● Requirements
Only the pictures are omitted; repeat all other data exactly.

####################

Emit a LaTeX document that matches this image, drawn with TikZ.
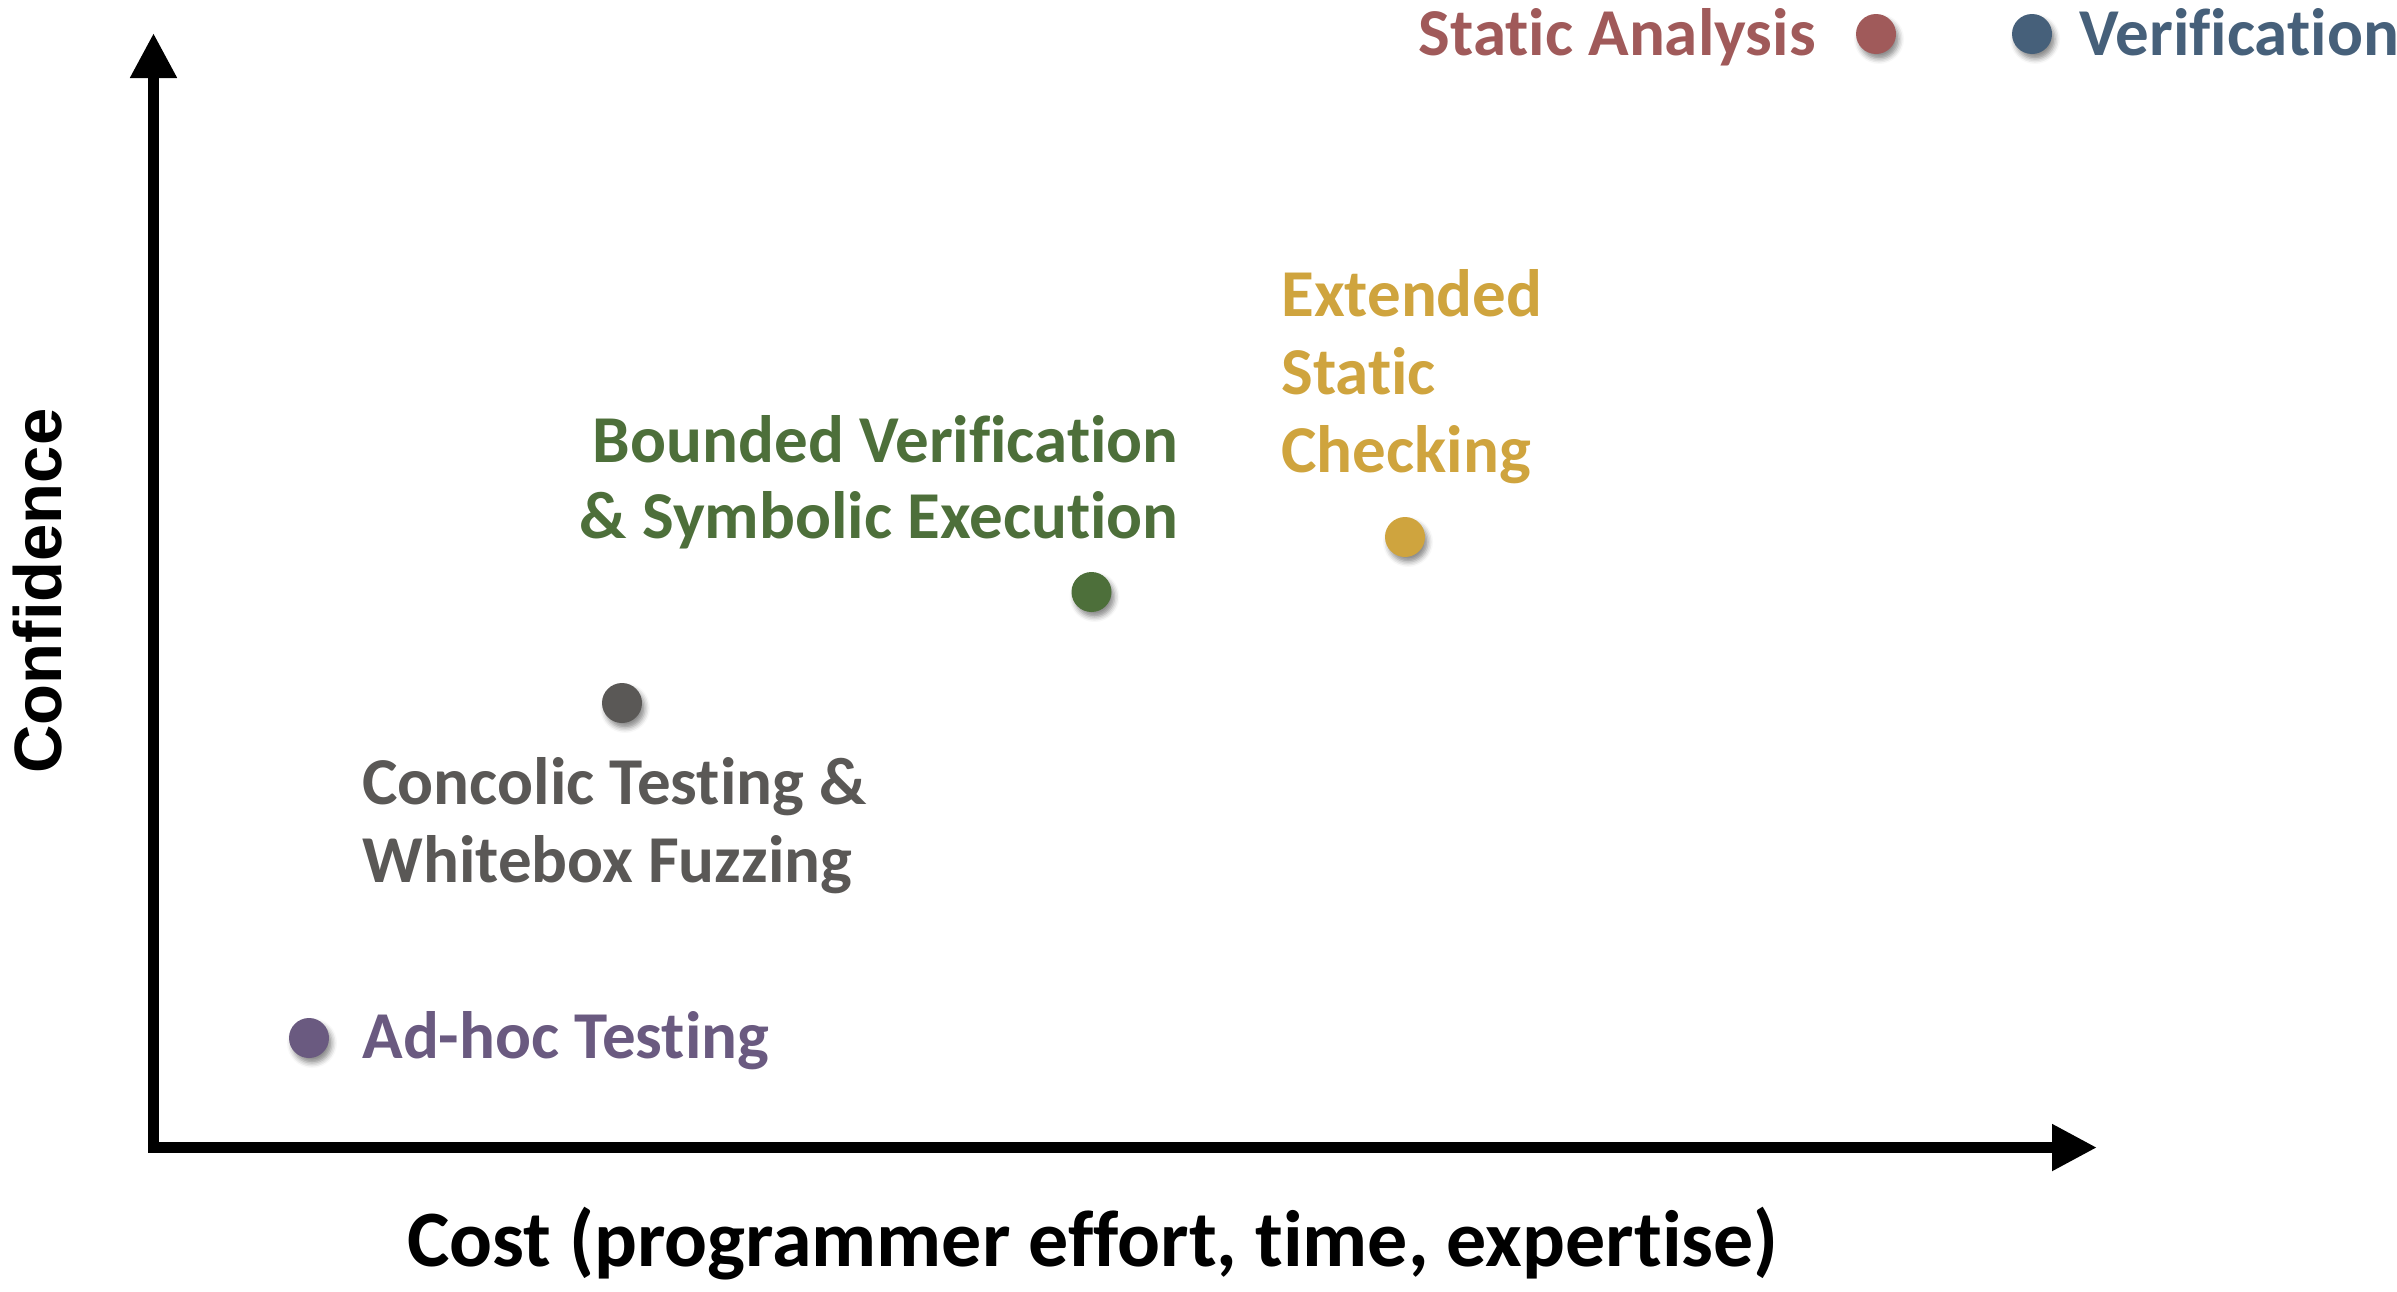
\documentclass[tikz,border=0pt]{standalone}
\usepackage{fontspec}
\setmainfont{Carlito}[Ligatures=NoCommon]
\newfontfamily\conffont{Liberation Sans}
\usetikzlibrary{arrows.meta,shadows.blur}
\definecolor{cSA}{HTML}{A05A5A}
\definecolor{cVer}{HTML}{46607A}
\definecolor{cESC}{HTML}{CFA43E}
\definecolor{cBV}{HTML}{4D6F3A}
\definecolor{cCT}{HTML}{5A5856}
\definecolor{cAH}{HTML}{6A5A80}
\begin{document}
\begin{tikzpicture}[x=0.5pt,y=-0.5pt,
  dot/.style={circle,inner sep=0pt,minimum size=20pt,
    blur shadow={shadow xshift=1.5pt,shadow yshift=-2.5pt,shadow blur radius=2.5pt,shadow opacity=45}},
  lbl/.style={inner sep=0pt,font=\fontsize{33.5}{40}\selectfont\bfseries},
  axis/.style={line width=5.5pt,line join=miter,
    {Triangle[length=22.5pt,width=22pt]}-{Triangle[length=22.5pt,width=22pt]}}]
\useasboundingbox (0,0) rectangle (2397,1291);
\coordinate (ytip) at (153.5,33);
\coordinate (O) at (153.5,1147.5);
\coordinate (xtip) at (2097,1147.5);
\draw[axis] (ytip) -- (O) -- (xtip);

\node[lbl,anchor=base,font=\fontsize{40}{46}\selectfont\bfseries] (cost) at (1093,1266) {Cost (programmer effort, time, expertise)};
\node[inner sep=0pt,anchor=base,rotate=90,font=\conffont\fontsize{33.5}{40}\selectfont\bfseries] (conf) at (61,591) {Confidence};

% legend
\node[dot,fill=cSA] (dsa) at (1876,34) {};
\node[dot,fill=cVer] (dver) at (2032,34) {};
\node[lbl,text=cSA,anchor=base east] (tsa) at (1816,55) {Static Analysis};
\node[lbl,text=cVer,anchor=base west] (tver) at (2079,55) {Verification};

% Extended static checking
\node[dot,fill=cESC] (desc) at (1405,537) {};
\node[lbl,text=cESC,anchor=base west] (esc1) at (1281,316) {Extended};
\node[lbl,text=cESC,anchor=base west] (esc2) at (1281,394) {Static};
\node[lbl,text=cESC,anchor=base west] (esc3) at (1281,472) {Checking};

% Bounded verification
\node[dot,fill=cBV] (dbv) at (1091.5,592) {};
\node[lbl,text=cBV,anchor=base east] (bv1) at (1179,462) {Bounded Verification};
\node[lbl,text=cBV,anchor=base east] (bv2) at (1179,538) {\& Symbolic Execution};

% Concolic
\node[dot,fill=cCT] (dct) at (622,703) {};
\node[lbl,text=cCT,anchor=base west] (ct1) at (362,804) {Concolic Testing \&};
\node[lbl,text=cCT,anchor=base west] (ct2) at (362,882) {Whitebox Fuzzing};

% Ad-hoc
\node[dot,fill=cAH] (dah) at (309,1038) {};
\node[lbl,text=cAH,anchor=base west] (tah) at (362,1058) {Ad-hoc Testing};
\end{tikzpicture}
\end{document}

####################

● Finished answer
Emit a LaTeX document that matches this image, drawn with TikZ.
\documentclass[tikz,border=0pt]{standalone}
\usepackage{fontspec}
\setmainfont{Carlito}[Ligatures=NoCommon]
\newfontfamily\conffont{Liberation Sans}
\usetikzlibrary{arrows.meta,shadows.blur}
\definecolor{cSA}{HTML}{A05A5A}
\definecolor{cVer}{HTML}{46607A}
\definecolor{cESC}{HTML}{CFA43E}
\definecolor{cBV}{HTML}{4D6F3A}
\definecolor{cCT}{HTML}{5A5856}
\definecolor{cAH}{HTML}{6A5A80}
\begin{document}
\begin{tikzpicture}[x=0.5pt,y=-0.5pt,
  dot/.style={circle,inner sep=0pt,minimum size=20pt,
    blur shadow={shadow xshift=1.5pt,shadow yshift=-2.5pt,shadow blur radius=2.5pt,shadow opacity=45}},
  lbl/.style={inner sep=0pt,font=\fontsize{33.5}{40}\selectfont\bfseries},
  axis/.style={line width=5.5pt,line join=miter,
    {Triangle[length=22.5pt,width=22pt]}-{Triangle[length=22.5pt,width=22pt]}}]
\useasboundingbox (0,0) rectangle (2397,1291);
\coordinate (ytip) at (153.5,33);
\coordinate (O) at (153.5,1147.5);
\coordinate (xtip) at (2097,1147.5);
\draw[axis] (ytip) -- (O) -- (xtip);

\node[lbl,anchor=base,font=\fontsize{40}{46}\selectfont\bfseries] (cost) at (1093,1266) {Cost (programmer effort, time, expertise)};
\node[inner sep=0pt,anchor=base,rotate=90,font=\conffont\fontsize{33.5}{40}\selectfont\bfseries] (conf) at (61,591) {Confidence};

% legend
\node[dot,fill=cSA] (dsa) at (1876,34) {};
\node[dot,fill=cVer] (dver) at (2032,34) {};
\node[lbl,text=cSA,anchor=base east] (tsa) at (1816,55) {Static Analysis};
\node[lbl,text=cVer,anchor=base west] (tver) at (2079,55) {Verification};

% Extended static checking
\node[dot,fill=cESC] (desc) at (1405,537) {};
\node[lbl,text=cESC,anchor=base west] (esc1) at (1281,316) {Extended};
\node[lbl,text=cESC,anchor=base west] (esc2) at (1281,394) {Static};
\node[lbl,text=cESC,anchor=base west] (esc3) at (1281,472) {Checking};

% Bounded verification
\node[dot,fill=cBV] (dbv) at (1091.5,592) {};
\node[lbl,text=cBV,anchor=base east] (bv1) at (1179,462) {Bounded Verification};
\node[lbl,text=cBV,anchor=base east] (bv2) at (1179,538) {\& Symbolic Execution};

% Concolic
\node[dot,fill=cCT] (dct) at (622,703) {};
\node[lbl,text=cCT,anchor=base west] (ct1) at (362,804) {Concolic Testing \&};
\node[lbl,text=cCT,anchor=base west] (ct2) at (362,882) {Whitebox Fuzzing};

% Ad-hoc
\node[dot,fill=cAH] (dah) at (309,1038) {};
\node[lbl,text=cAH,anchor=base west] (tah) at (362,1058) {Ad-hoc Testing};
\end{tikzpicture}
\end{document}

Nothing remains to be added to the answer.